Variants of concern in Ontario
Officials have listed breakdown data for the new VOCs (variants of concern) detected so far in the province which consist of the B.1.1.7 (now named by WHO as “Alpha” and was first detected in the United Kingdom), B.1.351 (now named by WHO as “Beta” and was first detected in South Africa), P.1 (now named by WHO as “Gamma” and was first detected in Brazil), and B.1.617.2 (now named by WHO as “Delta” and was first detected in India).
“Alpha” the B.1.1.7 VOC: 145,536 variant cases, which is up by 3 since the previous day,
“Beta” the B.1.351 VOC: 1,493 variant cases, which is unchanged since the previous day.
“Gamma” the P.1 VOC: 5,163 variant cases, which is unchanged since the previous day.
“Delta” B.1.617.2 VOC: 4,884 variant cases, which is up by 68 since the previous day.

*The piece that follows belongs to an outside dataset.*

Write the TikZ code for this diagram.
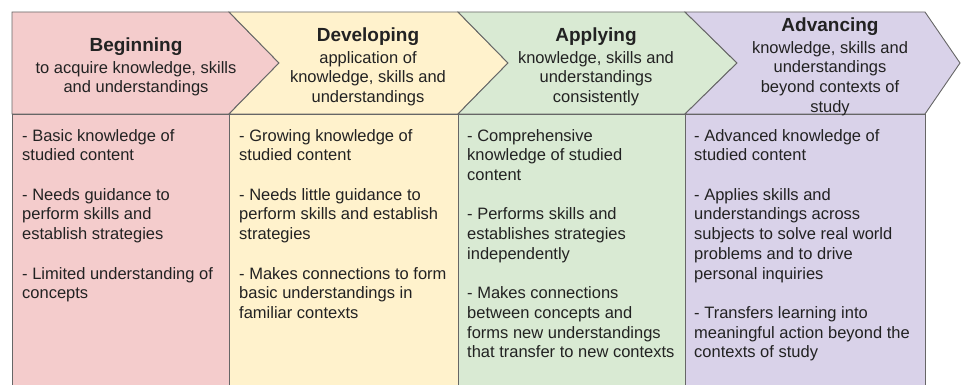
\documentclass[tikz,border=0pt]{standalone}
\usepackage{fontspec}
\setmainfont{Liberation Sans}
\usetikzlibrary{positioning}

\definecolor{begfill}{HTML}{F4CCCC}
\definecolor{devfill}{HTML}{FFF2CC}
\definecolor{appfill}{HTML}{D9EAD3}
\definecolor{advfill}{HTML}{D9D2E9}
\definecolor{edgegray}{HTML}{666666}
\definecolor{inkgray}{HTML}{222222}

\begin{document}
\begin{tikzpicture}[x=1pt, y=-1pt, stage/.style={draw=edgegray, line width=0.9pt}, title/.style={anchor=base, inner sep=0pt, text=inkgray, font=\fontsize{19}{21}\selectfont\bfseries}, sub/.style={align=center, inner sep=0pt, text=inkgray, font=\fontsize{16.5}{19.7}\selectfont}, body/.style={align=left, anchor=north west, inner sep=0pt, text=inkgray, font=\fontsize{16.5}{19.7}\selectfont}]
  \useasboundingbox (0,0) rectangle (961,385);
  \clip (0,0) rectangle (961,385);
  % columns
  \draw[stage, fill=begfill] (12,390) -- (12,114) -- (229,114) -- (229,390);
  \draw[stage, fill=devfill] (229,390) -- (229,114) -- (458,114) -- (458,390);
  \draw[stage, fill=appfill] (458,390) -- (458,114) -- (685,114) -- (685,390);
  \draw[stage, fill=advfill] (685,390) -- (685,114) -- (925,114) -- (925,390);
  % chevrons
  \draw[stage, fill=begfill] (12,12) -- (229,12) -- (279,63) -- (229,114) -- (12,114) -- cycle;
  \draw[stage, fill=devfill] (229,12) -- (458,12) -- (508,63) -- (458,114) -- (229,114) -- (279,63) -- cycle;
  \draw[stage, fill=appfill] (458,12) -- (685,12) -- (737,63) -- (685,114) -- (458,114) -- (508,63) -- cycle;
  \draw[stage, fill=advfill] (685,12) -- (925,12) -- (960,63) -- (925,114) -- (685,114) -- (737,63) -- cycle;

  \draw (136,52)node[title](beg-title){Beginning};
  \node[sub, below=9pt of beg-title.base](beg-sub){to acquire knowledge, skills\\and understandings};
  \draw (368,42)node[title](dev-title){Developing};
  \node[sub, below=9pt of dev-title.base](dev-sub){application of\\knowledge, skills and\\understandings};
  \draw (596,42)node[title](app-title){Applying};
  \node[sub, below=9pt of app-title.base](app-sub){knowledge, skills and\\understandings\\consistently};
  \draw (830,32)node[title](adv-title){Advancing};
  \node[sub, below=9pt of adv-title.base](adv-sub){knowledge, skills and\\understandings\\beyond contexts of\\study};

  \draw (22,129)node[body](beg-body){- Basic knowledge of\\studied content\\[19.7pt]- Needs guidance to\\perform skills and\\establish strategies\\[19.7pt]- Limited understanding of\\concepts};
  \draw (239,129)node[body](dev-body){- Growing knowledge of\\studied content\\[19.7pt]- Needs little guidance to\\perform skills and establish\\strategies\\[19.7pt]- Makes connections to form\\basic understandings in\\familiar contexts};
  \draw (467,129)node[body](app-body){- Comprehensive\\knowledge of studied\\content\\[19.7pt]- Performs skills and\\establishes strategies\\independently\\[19.7pt]- Makes connections\\between concepts and\\forms new understandings\\that transfer to new contexts};
  \draw (694,129)node[body](adv-body){- Advanced knowledge of\\studied content\\[19.7pt]- Applies skills and\\understandings across\\subjects to solve real world\\problems and to drive\\personal inquiries\\[19.7pt]- Transfers learning into\\meaningful action beyond the\\contexts of study};
\end{tikzpicture}
\end{document}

NOTE: It takes several days for positive COVID-19 tests to be re-examined for the exact variant. Therefore, there may be more variant cases than overall cases in daily reporting.
Here is a breakdown of the total cases in Ontario by gender and age:
- 274,642 people are male — an increase of 76 cases.
- 272,650 people are female — an increase of 80 cases.
- 89,294 people are 19 and under — an increase of 44 cases.
- 206,411 people are 20 to 39 — an increase of 69 cases.
- 156,926 people are 40 to 59 — an increase of 30 cases.
- 73,040 people are 60 to 79 — an increase of 17 cases.
- 25,223 people are 80 and over — an increase of 4 cases.
- The province notes that not all cases have a reported age or gender.
Here is a breakdown of the total deaths related to COVID-19 by age:
- Deaths reported in ages 19 and under: 4
- Deaths reported in ages 20 to 39: 86
- Deaths reported in ages 40 to 59: 606
- Deaths reported in ages 60 to 79: 3,001
- Deaths reported in ages 80 and older: 5,651
- The province notes there may be a reporting delay for deaths and data
Cases, deaths and outbreaks in Ontario long-term care homes
According to the Ministry of Long-Term Care, there have been 3,791 deaths reported among residents and patients in long-term care homes across Ontario which is unchanged since yesterday. Thirteen virus-related deaths in total have been reported among staff.
There are 4 current outbreaks in homes, which is unchanged from the previous day.
The ministry also indicated there are currently 9 active cases among long-term care residents 10 active cases among staff — unchanged and up by three, respectively, in the last day.